### [Work to do]
Only the pictures are omitted; repeat all other data exactly.

________________________

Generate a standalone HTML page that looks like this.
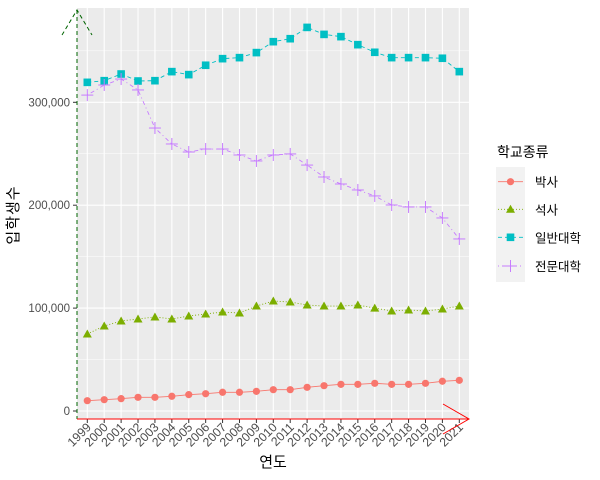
<!DOCTYPE html>
<html><head><meta charset="utf-8"><style>
body{margin:0;background:#fff;}
svg{display:block;font-family:"Liberation Sans","Noto Sans CJK KR",sans-serif;}
</style></head><body>
<svg id="chart" width="600" height="480" viewBox="0 0 600 480" xmlns="http://www.w3.org/2000/svg">
<rect width="600" height="480" fill="#fff"/>
<rect x="77" y="8" width="392" height="411" fill="#ebebeb"/>
<g id="grid"></g>
<g id="series"></g>
<g id="axes"></g>
<text x="273" y="467" font-size="15" text-anchor="middle" fill="#000">연도</text>
<text transform="translate(18,215) rotate(-90)" font-size="15" letter-spacing="1" text-anchor="middle" fill="#000">입학생수</text>
<g>
<text x="497" y="157" font-size="14" fill="#000">학교종류</text>
<rect x="496" y="167" width="29" height="115" fill="#f2f2f2"/>
<g id="legend-keys"></g>
</g>
<g>
<line x1="77" y1="10" x2="77" y2="419" stroke="#006400" stroke-dasharray="4,3"/>
<polyline points="62,35 77,10 92,35" fill="none" stroke="#006400" stroke-dasharray="4,3"/>
<line x1="77" y1="419" x2="469" y2="419" stroke="#ff0000"/>
<polyline points="443,404 469,419 443,434" fill="none" stroke="#ff0000"/>
</g>
</svg>
<script>
const years=[1999,2000,2001,2002,2003,2004,2005,2006,2007,2008,2009,2010,2011,2012,2013,2014,2015,2016,2017,2018,2019,2020,2021];
const doctor=[10000,11000,12000,13300,13300,14300,15900,16800,18200,18200,19100,20700,20700,23000,24600,25900,25900,26900,25900,25900,26900,28900,29800];
const master=[74800,82600,87500,89400,91400,89400,92300,94300,96200,95200,102000,106900,105900,103000,102000,102000,103000,100000,97200,98200,97200,99100,102000];
const university=[319400,321000,327500,320700,321000,329800,326900,336000,342400,343400,348300,358900,361800,372800,366000,363800,356000,348600,343400,343400,343400,342800,329800];
const college=[307000,316800,322600,312000,275000,259500,251700,254600,254600,248800,243000,248800,249800,239000,227400,220600,214800,209000,200200,198300,198300,187600,167200];
const yTicks=[0,100000,200000,300000];
const yTickLabels=["0","100,000","200,000","300,000"];
const seriesNames=["박사","석사","일반대학","전문대학"];
const NS="http://www.w3.org/2000/svg";
function xs(i){return 87.3+i*(372/22);}
function ys(v){return 411-v*102.9/100000;}
function mk(tag,attrs,parent){const e=document.createElementNS(NS,tag);for(const k in attrs)e.setAttribute(k,attrs[k]);parent.appendChild(e);return e;}
const grid=document.getElementById('grid'),axes=document.getElementById('axes'),ser=document.getElementById('series');
for(let v=50000;v<=350000;v+=100000){const l=mk('line',{x1:77,x2:469,y1:ys(v),y2:ys(v),stroke:'#fff','stroke-width':0.5},grid);}
yTicks.forEach((v,i)=>{
 const l=mk('line',{x1:77,x2:469,y1:ys(v),y2:ys(v),stroke:'#fff','stroke-width':1.1},grid);
 
 mk('line',{x1:73,x2:77,y1:ys(v),y2:ys(v),stroke:'#333'},axes);
 const t=mk('text',{x:70,y:ys(v)+4,'font-size':11.5,'text-anchor':'end',fill:'#4d4d4d'},axes);
 t.textContent=yTickLabels[i];
 
});
years.forEach((y,i)=>{
 const x=xs(i);
 const l=mk('line',{x1:x,x2:x,y1:8,y2:419,stroke:'#fff','stroke-width':1.1},grid);
 
 mk('line',{x1:x,x2:x,y1:419,y2:423,stroke:'#333'},axes);
 const t=mk('text',{transform:`translate(${x+4.5},${428}) rotate(-45)`,'font-size':12.3,'text-anchor':'end',fill:'#4d4d4d'},axes);
 t.textContent=y;
 
});
function marker(type,x,y,color,parent){
 if(type==='circle')return mk('circle',{cx:x,cy:y,r:3.6,fill:color},parent);
 if(type==='tri')return mk('polygon',{points:`${x},${y-4.5} ${x-4.5},${y+3.5} ${x+4.5},${y+3.5}`,fill:color},parent);
 if(type==='sq')return mk('rect',{x:x-3.8,y:y-3.8,width:7.6,height:7.6,fill:color},parent);
 const g=mk('g',{},parent);
 mk('line',{x1:x-6,x2:x+6,y1:y,y2:y,stroke:color,'stroke-width':1},g);
 mk('line',{x1:x,x2:x,y1:y-6,y2:y+6,stroke:color,'stroke-width':1},g);
 return g;
}
const defs=[[doctor,'#f8766d','none','circle','line-doctor'],[master,'#7cae00','1,2','tri','line-master'],[university,'#00bfc4','4,3','sq','line-university'],[college,'#c77cff','1,3,4,3','plus','line-college']];
defs.forEach(([vals,col,dash,m,name])=>{
 const p=mk('polyline',{points:vals.map((v,i)=>xs(i)+','+ys(v)).join(' '),fill:'none',stroke:col,'stroke-width':0.9,'stroke-dasharray':dash},ser);
 
 vals.forEach((v,i)=>{const e=marker(m,xs(i),ys(v),col,ser);
  });
});
const lk=document.getElementById('legend-keys');
[181.7,209.3,237.3,266].forEach((cy,i)=>{
 const [vals,col,dash,m]=defs[i];
 const g=mk('g',{},lk);
 
 mk('line',{x1:498,x2:523,y1:cy,y2:cy,stroke:col,'stroke-width':0.9,'stroke-dasharray':dash},g);
 marker(m,510.5,cy,col,g);
 const t=mk('text',{x:535,y:cy+5,'font-size':12.5,fill:'#000'},g);
 t.textContent=seriesNames[i];
});
</script>
</body></html>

________________________

### [Answer for this exercise]
Generate a standalone HTML page that looks like this.
<!DOCTYPE html>
<html><head><meta charset="utf-8"><style>
body{margin:0;background:#fff;}
svg{display:block;font-family:"Liberation Sans","Noto Sans CJK KR",sans-serif;}
</style></head><body>
<svg id="chart" width="600" height="480" viewBox="0 0 600 480" xmlns="http://www.w3.org/2000/svg">
<rect width="600" height="480" fill="#fff"/>
<rect x="77" y="8" width="392" height="411" fill="#ebebeb"/>
<g id="grid"></g>
<g id="series"></g>
<g id="axes"></g>
<text x="273" y="467" font-size="15" text-anchor="middle" fill="#000">연도</text>
<text transform="translate(18,215) rotate(-90)" font-size="15" letter-spacing="1" text-anchor="middle" fill="#000">입학생수</text>
<g>
<text x="497" y="157" font-size="14" fill="#000">학교종류</text>
<rect x="496" y="167" width="29" height="115" fill="#f2f2f2"/>
<g id="legend-keys"></g>
</g>
<g>
<line x1="77" y1="10" x2="77" y2="419" stroke="#006400" stroke-dasharray="4,3"/>
<polyline points="62,35 77,10 92,35" fill="none" stroke="#006400" stroke-dasharray="4,3"/>
<line x1="77" y1="419" x2="469" y2="419" stroke="#ff0000"/>
<polyline points="443,404 469,419 443,434" fill="none" stroke="#ff0000"/>
</g>
</svg>
<script>
const years=[1999,2000,2001,2002,2003,2004,2005,2006,2007,2008,2009,2010,2011,2012,2013,2014,2015,2016,2017,2018,2019,2020,2021];
const doctor=[10000,11000,12000,13300,13300,14300,15900,16800,18200,18200,19100,20700,20700,23000,24600,25900,25900,26900,25900,25900,26900,28900,29800];
const master=[74800,82600,87500,89400,91400,89400,92300,94300,96200,95200,102000,106900,105900,103000,102000,102000,103000,100000,97200,98200,97200,99100,102000];
const university=[319400,321000,327500,320700,321000,329800,326900,336000,342400,343400,348300,358900,361800,372800,366000,363800,356000,348600,343400,343400,343400,342800,329800];
const college=[307000,316800,322600,312000,275000,259500,251700,254600,254600,248800,243000,248800,249800,239000,227400,220600,214800,209000,200200,198300,198300,187600,167200];
const yTicks=[0,100000,200000,300000];
const yTickLabels=["0","100,000","200,000","300,000"];
const seriesNames=["박사","석사","일반대학","전문대학"];
const NS="http://www.w3.org/2000/svg";
function xs(i){return 87.3+i*(372/22);}
function ys(v){return 411-v*102.9/100000;}
function mk(tag,attrs,parent){const e=document.createElementNS(NS,tag);for(const k in attrs)e.setAttribute(k,attrs[k]);parent.appendChild(e);return e;}
const grid=document.getElementById('grid'),axes=document.getElementById('axes'),ser=document.getElementById('series');
for(let v=50000;v<=350000;v+=100000){const l=mk('line',{x1:77,x2:469,y1:ys(v),y2:ys(v),stroke:'#fff','stroke-width':0.5},grid);}
yTicks.forEach((v,i)=>{
 const l=mk('line',{x1:77,x2:469,y1:ys(v),y2:ys(v),stroke:'#fff','stroke-width':1.1},grid);
 
 mk('line',{x1:73,x2:77,y1:ys(v),y2:ys(v),stroke:'#333'},axes);
 const t=mk('text',{x:70,y:ys(v)+4,'font-size':11.5,'text-anchor':'end',fill:'#4d4d4d'},axes);
 t.textContent=yTickLabels[i];
 
});
years.forEach((y,i)=>{
 const x=xs(i);
 const l=mk('line',{x1:x,x2:x,y1:8,y2:419,stroke:'#fff','stroke-width':1.1},grid);
 
 mk('line',{x1:x,x2:x,y1:419,y2:423,stroke:'#333'},axes);
 const t=mk('text',{transform:`translate(${x+4.5},${428}) rotate(-45)`,'font-size':12.3,'text-anchor':'end',fill:'#4d4d4d'},axes);
 t.textContent=y;
 
});
function marker(type,x,y,color,parent){
 if(type==='circle')return mk('circle',{cx:x,cy:y,r:3.6,fill:color},parent);
 if(type==='tri')return mk('polygon',{points:`${x},${y-4.5} ${x-4.5},${y+3.5} ${x+4.5},${y+3.5}`,fill:color},parent);
 if(type==='sq')return mk('rect',{x:x-3.8,y:y-3.8,width:7.6,height:7.6,fill:color},parent);
 const g=mk('g',{},parent);
 mk('line',{x1:x-6,x2:x+6,y1:y,y2:y,stroke:color,'stroke-width':1},g);
 mk('line',{x1:x,x2:x,y1:y-6,y2:y+6,stroke:color,'stroke-width':1},g);
 return g;
}
const defs=[[doctor,'#f8766d','none','circle','line-doctor'],[master,'#7cae00','1,2','tri','line-master'],[university,'#00bfc4','4,3','sq','line-university'],[college,'#c77cff','1,3,4,3','plus','line-college']];
defs.forEach(([vals,col,dash,m,name])=>{
 const p=mk('polyline',{points:vals.map((v,i)=>xs(i)+','+ys(v)).join(' '),fill:'none',stroke:col,'stroke-width':0.9,'stroke-dasharray':dash},ser);
 
 vals.forEach((v,i)=>{const e=marker(m,xs(i),ys(v),col,ser);
  });
});
const lk=document.getElementById('legend-keys');
[181.7,209.3,237.3,266].forEach((cy,i)=>{
 const [vals,col,dash,m]=defs[i];
 const g=mk('g',{},lk);
 
 mk('line',{x1:498,x2:523,y1:cy,y2:cy,stroke:col,'stroke-width':0.9,'stroke-dasharray':dash},g);
 marker(m,510.5,cy,col,g);
 const t=mk('text',{x:535,y:cy+5,'font-size':12.5,fill:'#000'},g);
 t.textContent=seriesNames[i];
});
</script>
</body></html>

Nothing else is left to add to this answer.